Conventional wisdom has it that we're all too busy to volunteer for anything these days. But some of us aren't.

A number of Baltimore residents with an instinct for helping others were recognized last week for their generous spirit and awarded $48,750 grants to work full-time for 18 months implementing plans to help disadvantaged Baltimore residents.

These Baltimore Community Fellowships came from the Open Society Institute in Baltimore, a private foundation established by billionaire financier George Soros. Since 1998, 78 fellows have been selected.


Fayall, who worked as a welder in a Baltimore shipyard for more than 30 years, has spent much of his time recently volunteering to help young people at Garrison Middle School in West Baltimore.

Based in the school basement, the organization Fayall started provides a haven for pupils and seeks to find mentors to guide them outside their classrooms.

"I'm trying to deal with these kids who come at risk socially and academically and make them feel better about themselves, said Fayall, 51. "My goal is to connect them all with mentors and begin to deal with some of the problems they have."

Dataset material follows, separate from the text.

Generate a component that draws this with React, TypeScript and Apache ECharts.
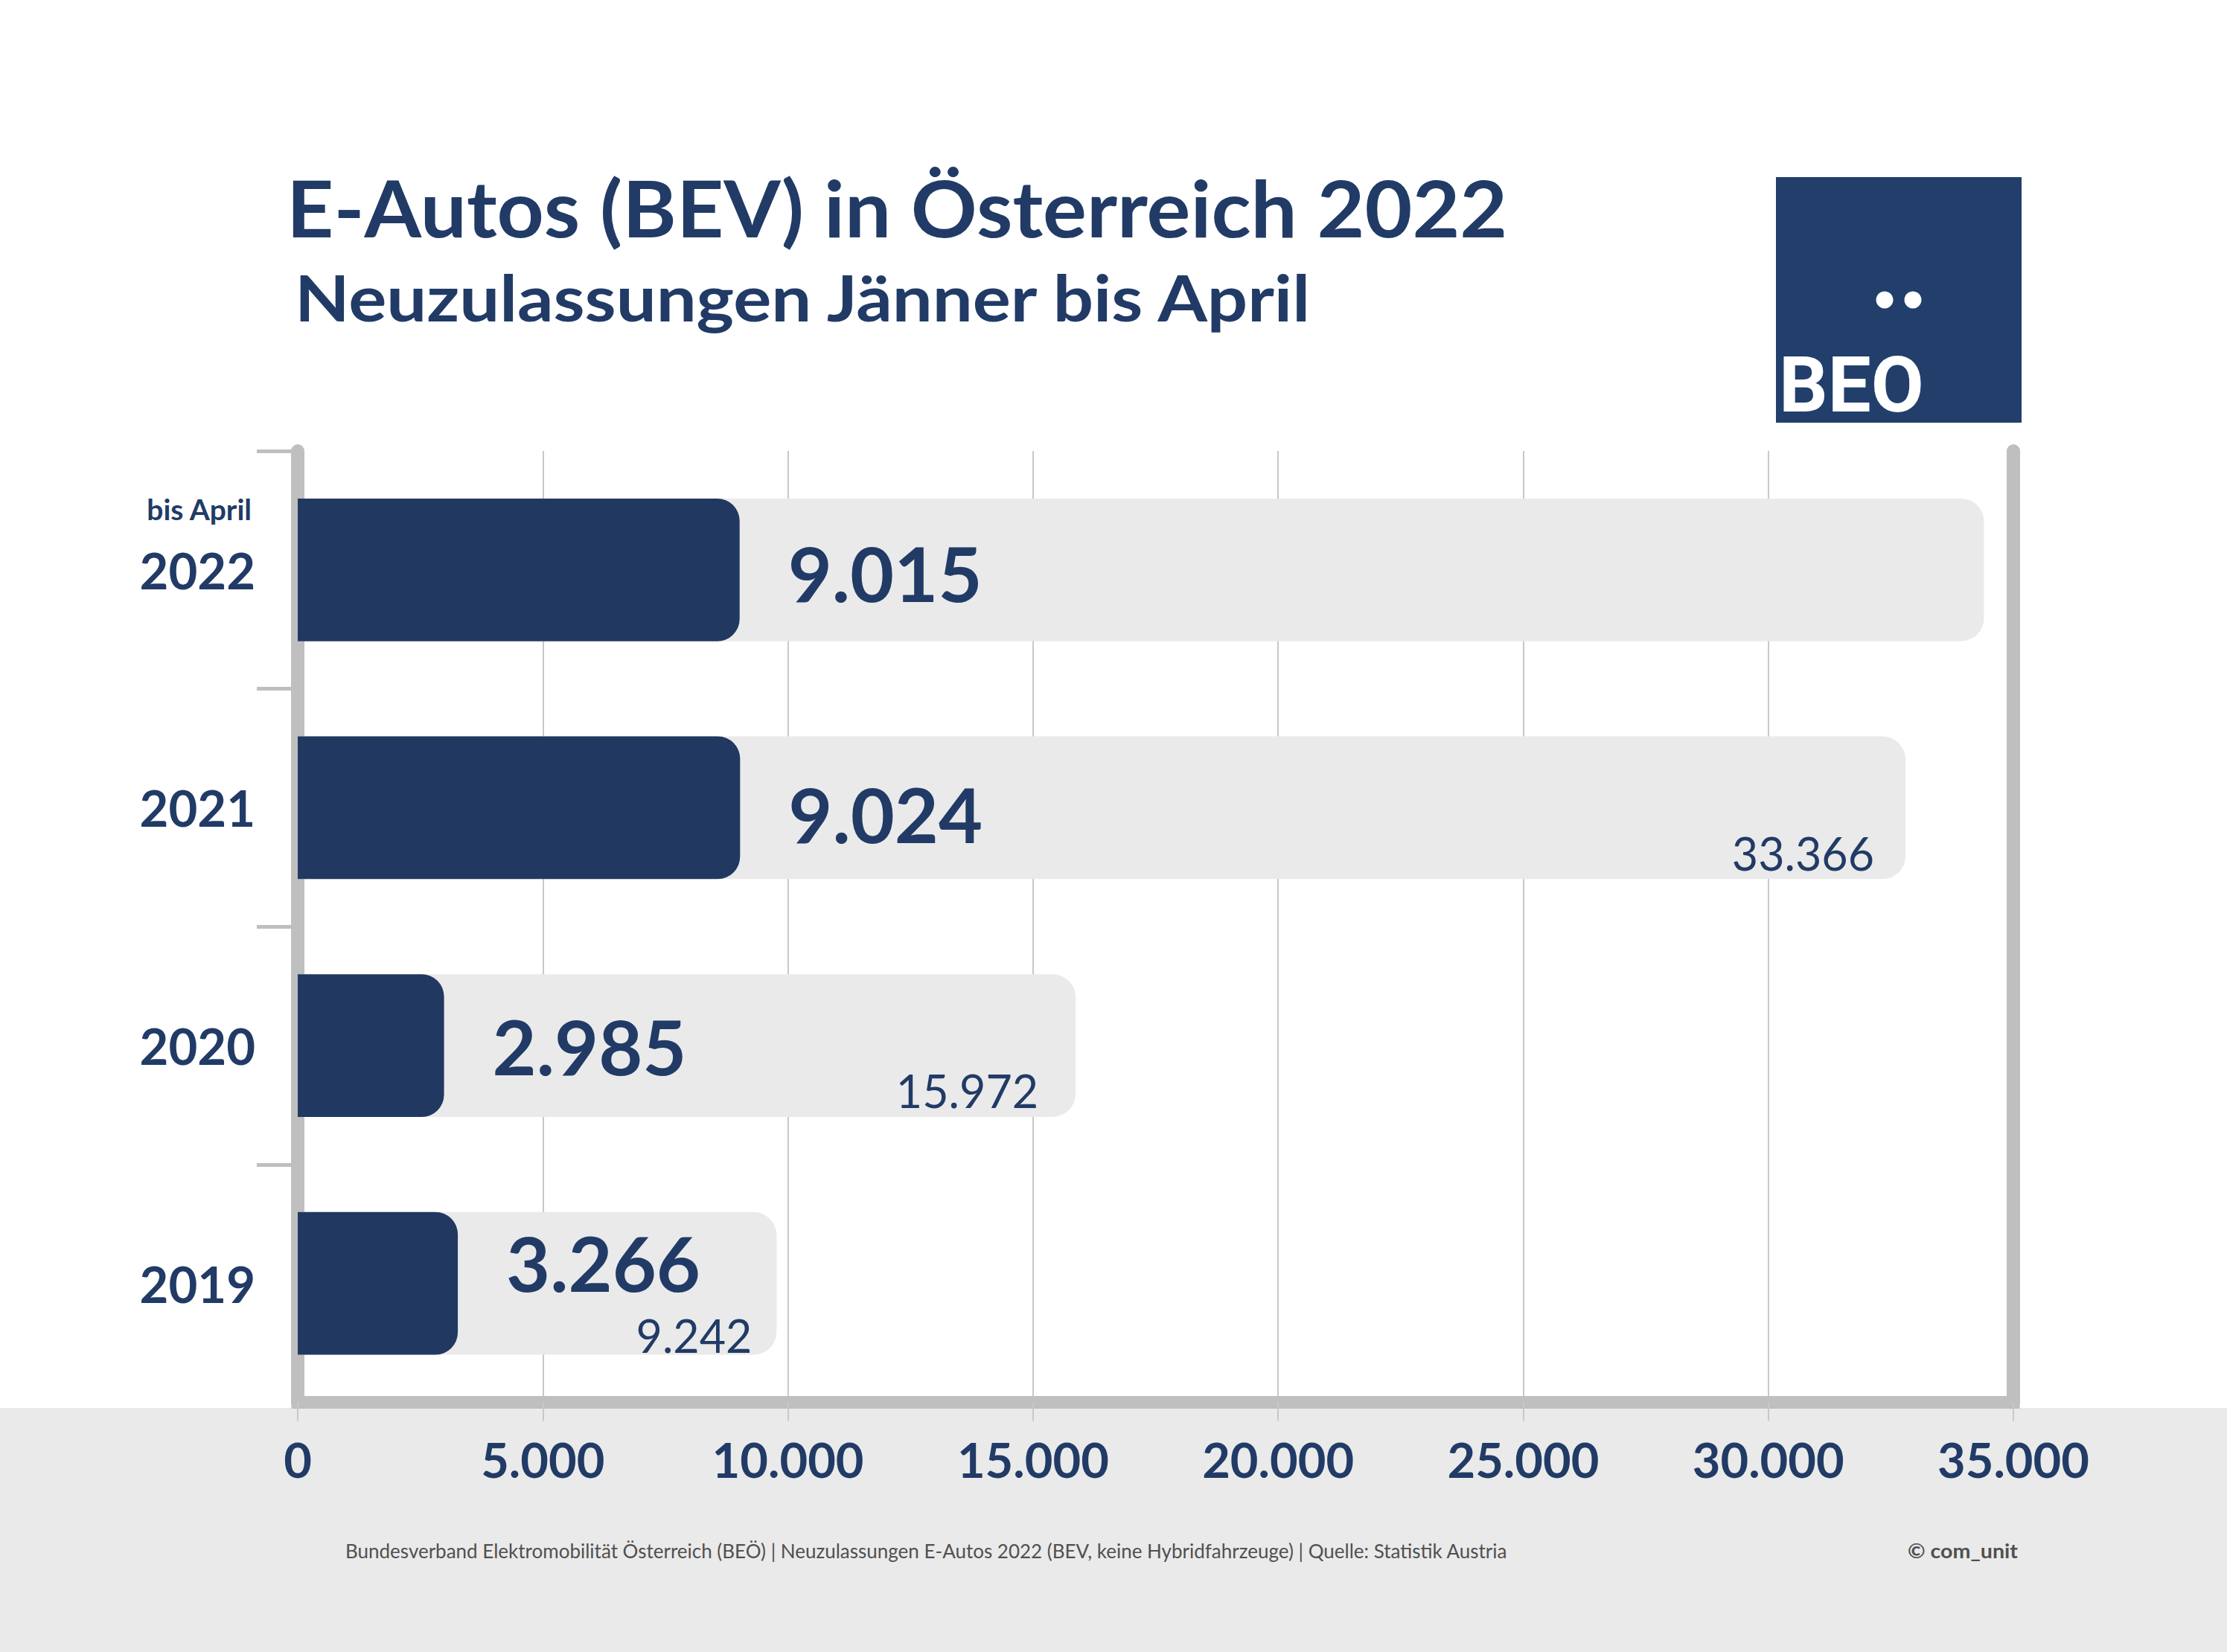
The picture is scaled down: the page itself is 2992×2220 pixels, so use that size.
import React, { useEffect, useRef } from "react";
import * as echarts from "echarts";

// ---- data (bottom to top) ----
const categories = ["2019", "2020", "2021", "2022"];
const categoryNotes: Record<string, string> = { "2022": "bis April" };
const janAprilRegistrations = [3266, 2985, 9024, 9015];
const fullYearLabels: (number | null)[] = [9242, 15972, 33366, null];
const fullYearBarLengths = [9770, 15870, 32800, 34400];
const xMin = 0;
const xMax = 35000;
const xInterval = 5000;

const titleText = "E-Autos (BEV) in Österreich 2022";
const subtitleText = "Neuzulassungen Jänner bis April";
const footnoteText =
  "Bundesverband Elektromobilität Österreich (BEÖ) | Neuzulassungen E-Autos 2022 (BEV, keine Hybridfahrzeuge) | Quelle: Statistik Austria";
const creditText = "© com_unit";
const logoText = "BEO";

// ---- styles ----
const NAVY = "#213b66";
const BAR = "#213961";
const GREYBAR = "#eaeaea";
const FRAME = "#bfbfbf";
const FONT = 'Lato, "Noto Sans", sans-serif';
// per-bar label nudges (px), bottom to top, as placed in the original graphic
const valueLabelDy = [-28, 0, 8, 4];
const totalLabelInset = [33, 50, 42, 46];
const totalLabelDy = [-2, -11, -11, -11];

const fmt = (v: number) =>
  String(Math.round(v)).replace(/\B(?=(\d{3})+(?!\d))/g, ".");

export default function App() {
  const ref = useRef<HTMLDivElement>(null);
  useEffect(() => {
    if (!ref.current) return;
    const chart = echarts.init(ref.current, undefined, { renderer: "svg" });
    const option: any = {
      animation: false,
      backgroundColor: "#ffffff",
      grid: { left: 400, right: 287, top: 606, bottom: 335.5, containLabel: false },
      xAxis: {
        type: "value",
        min: xMin,
        max: xMax,
        interval: xInterval,
        axisLine: { show: true, lineStyle: { color: FRAME, width: 17, cap: "square" } },
        axisTick: { show: true, length: 25, lineStyle: { color: "#c8c8c8", width: 2 } },
        splitLine: { show: true, lineStyle: { color: "#c8c8c8", width: 2 } },
        axisLabel: {
          margin: 44,
          fontSize: 65,
          fontWeight: "bold",
          fontFamily: FONT,
          color: NAVY,
          formatter: (v: number) => fmt(v),
        },
      },
      yAxis: [
        {
          type: "category",
          data: categories,
          position: "left",
          axisLine: { show: true, lineStyle: { color: FRAME, width: 18 } },
          axisTick: {
            show: true,
            length: 55,
            interval: (i: number) => i !== 0,
            lineStyle: { color: FRAME, width: 5 },
          },
          splitLine: { show: false },
          axisLabel: {
            margin: 57,
            formatter: (v: string) =>
              categoryNotes[v]
                ? `{small|${categoryNotes[v]}}\n{big|${v}}\n{pad| }`
                : `{big|${v}}`,
            rich: {
              small: { fontSize: 39, fontWeight: "bold", fontFamily: FONT, color: NAVY, lineHeight: 82, align: "right", padding: [0, 5, 0, 0] },
              big: { fontSize: 67, fontWeight: "bold", fontFamily: FONT, color: NAVY, lineHeight: 82, align: "right" },
              pad: { fontSize: 10, lineHeight: 82 },
            },
          },
        },
        {
          type: "category",
          data: categories,
          position: "right",
          axisLine: { show: true, lineStyle: { color: FRAME, width: 18 } },
          axisTick: { show: false },
          axisLabel: { show: false },
          splitLine: { show: false },
        },
      ],
      series: [
        {
          type: "bar",
          yAxisIndex: 0,
          data: fullYearBarLengths.map((v, i) => ({
            value: v,
            label: { offset: [-totalLabelInset[i], totalLabelDy[i]] },
          })),
          barWidth: "60%",
          barGap: "-100%",
          itemStyle: { color: GREYBAR, borderRadius: [0, 31, 31, 0] },
          label: {
            show: true,
            position: "insideBottomRight",
            distance: 0,
            fontSize: 61,
            lineHeight: 48,
            fontFamily: FONT,
            color: NAVY,
            formatter: (p: any) => {
              const v = fullYearLabels[p.dataIndex];
              return v == null ? "" : fmt(v);
            },
          },
          silent: true,
        },
        {
          type: "bar",
          yAxisIndex: 0,
          data: janAprilRegistrations.map((v, i) => ({
            value: v,
            label: { offset: [0, valueLabelDy[i]] },
          })),
          barWidth: "60%",
          barGap: "-100%",
          itemStyle: { color: BAR, borderRadius: [0, 30, 30, 0] },
          label: {
            show: true,
            position: "right",
            distance: 65,
            fontSize: 102,
            lineHeight: 80,
            fontWeight: "bold",
            fontFamily: FONT,
            color: NAVY,
            formatter: (p: any) => fmt(p.value),
          },
          silent: true,
        },
      ],
      graphic: [
        { type: "rect", z: -1, shape: { x: 0, y: 1892, width: 2992, height: 328 }, style: { fill: "#eaeaea" } },
        {
          type: "text", x: 385, y: 278, scaleX: 1.04,
          style: { text: titleText, x: 0, y: 0, fill: NAVY, fontSize: 106, fontWeight: "bold", fontFamily: FONT, align: "left", verticalAlign: "middle" },
        },
        {
          type: "text", x: 396, y: 398, scaleX: 1.1,
          style: { text: subtitleText, x: 0, y: 0, fill: NAVY, fontSize: 87, fontWeight: "bold", fontFamily: FONT, align: "left", verticalAlign: "middle" },
        },
        {
          type: "text", x: 464, y: 2084, scaleX: 0.963,
          style: { text: footnoteText, x: 0, y: 0, fill: "#505050", fontSize: 27, fontFamily: FONT, align: "left", verticalAlign: "middle" },
        },
        {
          type: "text", x: 2711, y: 2084, scaleX: 1.06,
          style: { text: creditText, x: 0, y: 0, fill: "#505050", fontSize: 27, fontWeight: "bold", fontFamily: FONT, align: "right", verticalAlign: "middle" },
        },
        { type: "rect", shape: { x: 2386, y: 238, width: 330, height: 330 }, style: { fill: "#223f6b" } },
        { type: "circle", shape: { cx: 2532, cy: 403, r: 11.5 }, style: { fill: "#ffffff" } },
        { type: "circle", shape: { cx: 2570, cy: 403, r: 11.5 }, style: { fill: "#ffffff" } },
        {
          type: "text", x: 2390, y: 517,
          style: { text: logoText, x: 0, y: 0, fill: "#ffffff", fontSize: 103, fontWeight: "bold", fontFamily: "Roboto, sans-serif", align: "left", verticalAlign: "middle" },
        },
      ],
    };
    chart.setOption(option);
    return () => chart.dispose();
  }, []);
  return (
    <div
      ref={ref}
      style={{ position: "absolute", left: 0, top: 0, width: 2992, height: 2220 }}
    />
  );
}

Blue has spent many hours in recent years working with teenagers and young adults in the Harwood community, where she grew up.

She will use her fellowship to nurture the Follow Your Dreams recording studio she set up in a small community center on Boone Street. Young people from the neighborhood can use the studio to record music and express their feelings about their lives and their community, which has been hard hit by violence and drugs.

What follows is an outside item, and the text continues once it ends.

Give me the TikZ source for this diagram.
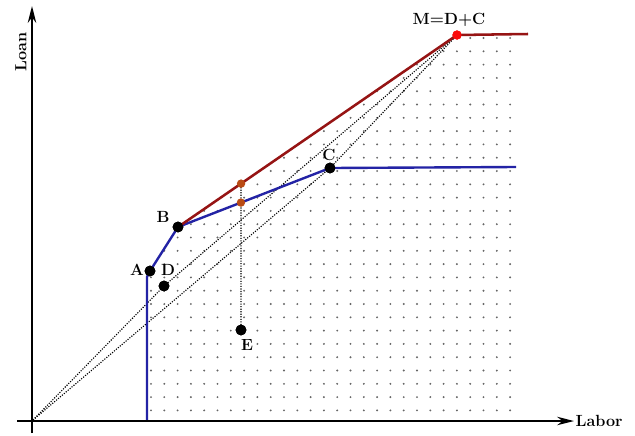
\documentclass[tikz,border=0pt]{standalone}
\usepackage{tikz}
\usetikzlibrary{arrows.meta,calc}
\definecolor{frontblue}{RGB}{35,35,165}
\definecolor{frontred}{RGB}{150,20,20}
\definecolor{midbrown}{RGB}{185,75,20}
\definecolor{topred}{RGB}{250,10,10}
\colorlet{dotgray}{black!60}

\begin{document}
\begin{tikzpicture}[x=0.025cm,y=-0.025cm,every node/.style={font=\fontsize{11.5}{13}\selectfont\bfseries},
    axis/.style={line width=1.4pt,-{Stealth[length=12pt,width=6pt]}},
    blueline/.style={line width=1.7pt,frontblue},
    redline/.style={line width=1.8pt,frontred},
    guide/.style={densely dotted,line width=0.8pt},
    pt/.style={circle,fill=black,inner sep=0pt,minimum size=0.27cm},
    midpt/.style={circle,fill=midbrown,inner sep=0pt,minimum size=0.21cm},
    toppt/.style={circle,fill=topred,inner sep=0pt,minimum size=0.23cm}]
  \fill[white] (0,0) rectangle (635,435);
  \useasboundingbox (0,0) rectangle (635,435);
  % feasible region
  \begin{scope}
    \clip (147,421) -- (147,278) -- (150,271) -- (178,227) -- (457,35) -- (520,35) -- (520,421) -- cycle;
    \foreach \i in {0,...,28}
      \foreach \j in {0,...,29}
        \fill[dotgray] ({151+13.3*\i},{38+13.3*\j}) circle[radius=0.75pt];
  \end{scope}
  % points
  \coordinate (O) at (33,420);
  \coordinate (Abot) at (147,421);
  \coordinate (Aknee) at (147,277);
  \coordinate (Cend) at (516,167);
  \coordinate (Mend) at (528,34);
  \node[pt] (A) at (150,271) {};
  \node[pt] (B) at (178,227) {};
  \node[pt] (C) at (330,168) {};
  \node[pt] (D) at (164,286) {};
  \node[pt] (E) at (241,330) {};
  \node[toppt] (M) at (457,35) {};
  \coordinate (P1) at ($(B.center)!0.226!(M.center)$);
  \coordinate (P2) at ($(B.center)!0.414!(C.center)$);
  % guides
  \draw[guide] (O) -- (D.center) -- (M.center);
  \draw[guide] (O) -- (C.center) -- (M.center);
  \draw[guide] (E.center) -- (P1);
  % frontiers
  \draw[blueline] (Abot) -- (Aknee) -- (A.center) -- (B.center) -- (C.center) -- (Cend);
  \draw[redline] (B.center) -- (M.center) -- (Mend);
  \node[pt] at (A) {};
  \node[pt] at (B) {};
  \node[pt] at (C) {};
  \node[pt] at (D) {};
  \node[pt] at (E) {};
  \node[toppt] at (M) {};
  \node[midpt] (Q1) at (P1) {};
  \node[midpt] (Q2) at (P2) {};
  % axes
  \coordinate (ybot) at (32,433);
  \coordinate (ytop) at (32,6);
  \coordinate (xleft) at (17,421);
  \coordinate (xright) at (574,421);
  \draw[axis] (ybot) -- (ytop);
  \draw[axis] (xleft) -- (xright);
  % labels
  \node[rotate=90] (loan) at (21,52) {Loan};
  \node[anchor=west,inner sep=1pt] (labor) at (xright) {Labor};
  \node (la) at (137,270) {A};
  \node (ld) at (168,270) {D};
  \node (lb) at (163,217) {B};
  \node (lc) at (329,155) {C};
  \node (le) at (247,345) {E};
  \node (lm) at (449,20) {M=D+C};
\end{tikzpicture}
\end{document}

"We're creating alternatives to getting involved in a life of negativity," said Blue, 33.

"And there's nothing that connects with them as much as music. It's their language. They eat and sleep their music, and we're tapping into that."

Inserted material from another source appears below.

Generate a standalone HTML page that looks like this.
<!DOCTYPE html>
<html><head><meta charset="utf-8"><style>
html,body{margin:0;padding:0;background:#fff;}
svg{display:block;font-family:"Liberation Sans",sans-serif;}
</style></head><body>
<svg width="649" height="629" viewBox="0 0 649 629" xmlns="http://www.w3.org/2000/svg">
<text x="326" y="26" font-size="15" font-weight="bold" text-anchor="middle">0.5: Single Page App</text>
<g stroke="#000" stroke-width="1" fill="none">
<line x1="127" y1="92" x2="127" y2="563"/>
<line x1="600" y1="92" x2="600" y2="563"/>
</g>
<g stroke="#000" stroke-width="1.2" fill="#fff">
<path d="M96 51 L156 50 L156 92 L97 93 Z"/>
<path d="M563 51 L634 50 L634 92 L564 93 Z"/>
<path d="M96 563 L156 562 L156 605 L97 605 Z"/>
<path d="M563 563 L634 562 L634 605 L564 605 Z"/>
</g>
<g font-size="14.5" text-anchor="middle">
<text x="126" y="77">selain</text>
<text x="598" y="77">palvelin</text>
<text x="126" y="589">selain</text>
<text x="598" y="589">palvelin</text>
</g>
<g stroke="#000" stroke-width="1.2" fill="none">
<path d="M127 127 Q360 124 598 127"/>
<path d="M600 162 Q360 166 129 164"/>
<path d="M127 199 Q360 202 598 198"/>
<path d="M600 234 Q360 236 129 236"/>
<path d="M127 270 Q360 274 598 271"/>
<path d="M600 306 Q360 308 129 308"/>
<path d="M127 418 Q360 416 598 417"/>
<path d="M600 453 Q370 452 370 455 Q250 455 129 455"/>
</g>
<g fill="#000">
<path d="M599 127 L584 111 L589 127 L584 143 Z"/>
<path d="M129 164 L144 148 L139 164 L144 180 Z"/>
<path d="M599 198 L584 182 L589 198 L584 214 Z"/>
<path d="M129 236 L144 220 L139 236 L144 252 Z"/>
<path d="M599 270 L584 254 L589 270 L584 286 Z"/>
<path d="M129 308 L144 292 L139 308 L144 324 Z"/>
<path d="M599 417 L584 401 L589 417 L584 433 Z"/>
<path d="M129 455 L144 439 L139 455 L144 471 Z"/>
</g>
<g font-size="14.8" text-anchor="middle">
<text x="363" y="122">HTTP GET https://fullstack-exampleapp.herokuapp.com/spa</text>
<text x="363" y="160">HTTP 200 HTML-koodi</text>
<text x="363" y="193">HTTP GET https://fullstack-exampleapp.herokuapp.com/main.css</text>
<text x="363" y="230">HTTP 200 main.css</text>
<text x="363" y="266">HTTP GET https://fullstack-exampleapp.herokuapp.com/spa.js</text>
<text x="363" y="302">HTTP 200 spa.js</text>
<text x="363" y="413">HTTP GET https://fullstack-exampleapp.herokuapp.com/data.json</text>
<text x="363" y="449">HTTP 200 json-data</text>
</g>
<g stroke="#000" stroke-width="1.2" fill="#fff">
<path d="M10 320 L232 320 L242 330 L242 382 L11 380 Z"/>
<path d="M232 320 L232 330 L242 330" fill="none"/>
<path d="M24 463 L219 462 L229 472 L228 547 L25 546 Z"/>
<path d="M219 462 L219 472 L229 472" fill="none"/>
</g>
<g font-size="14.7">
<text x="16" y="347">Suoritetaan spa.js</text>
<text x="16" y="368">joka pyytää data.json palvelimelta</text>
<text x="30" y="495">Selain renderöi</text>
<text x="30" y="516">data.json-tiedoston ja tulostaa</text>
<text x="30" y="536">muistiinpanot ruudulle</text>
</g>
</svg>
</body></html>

DeBruin, a teacher with an alternative high school program in Hampden, will take students out of the city on wilderness trips to West Virginia to develop leadership and independence.

She will also work with the students to develop public art projects such as mosaics and benches in Hampden and other areas of Baltimore.

Students at the Community Learning for Life Program, an alternative school that emphasizes independent learning and internships, also will be helped by DeBruin.

"My goals are for these students to take responsibility for themselves and ultimately become a positive influence in their community," said DeBruin, 25.


Jammal, 26, a Spanish teacher at Frederick Douglass High School, will work with five or six other teachers to develop an urban gardening and business training project that will allow students at his school, Baltimore Freedom Academy, Southside Academy and Graceland Park-O'Donnell Heights Elementary School to address public health and nutrition issues in their school communities.

He said his project aims to empower young people to create change through a network of urban gardening organizations throughout the city.


Babcox, a 68-year-old retired kindergarten teacher, is planning to work with the Remington-Guardian Angel Partnership to organize a variety of hands-on, creative, out-of-school projects for young children in the Remington community.

The idea, said Babcox, is to identify interests of young people and then work with them to develop their skills in these areas after school.

"We're hoping to spark their interests in something that is special to them," said Babcox, who has been working with young pupils who belong to a Tuesday homework club at the Guardian Angel Episcopal Church in Remington.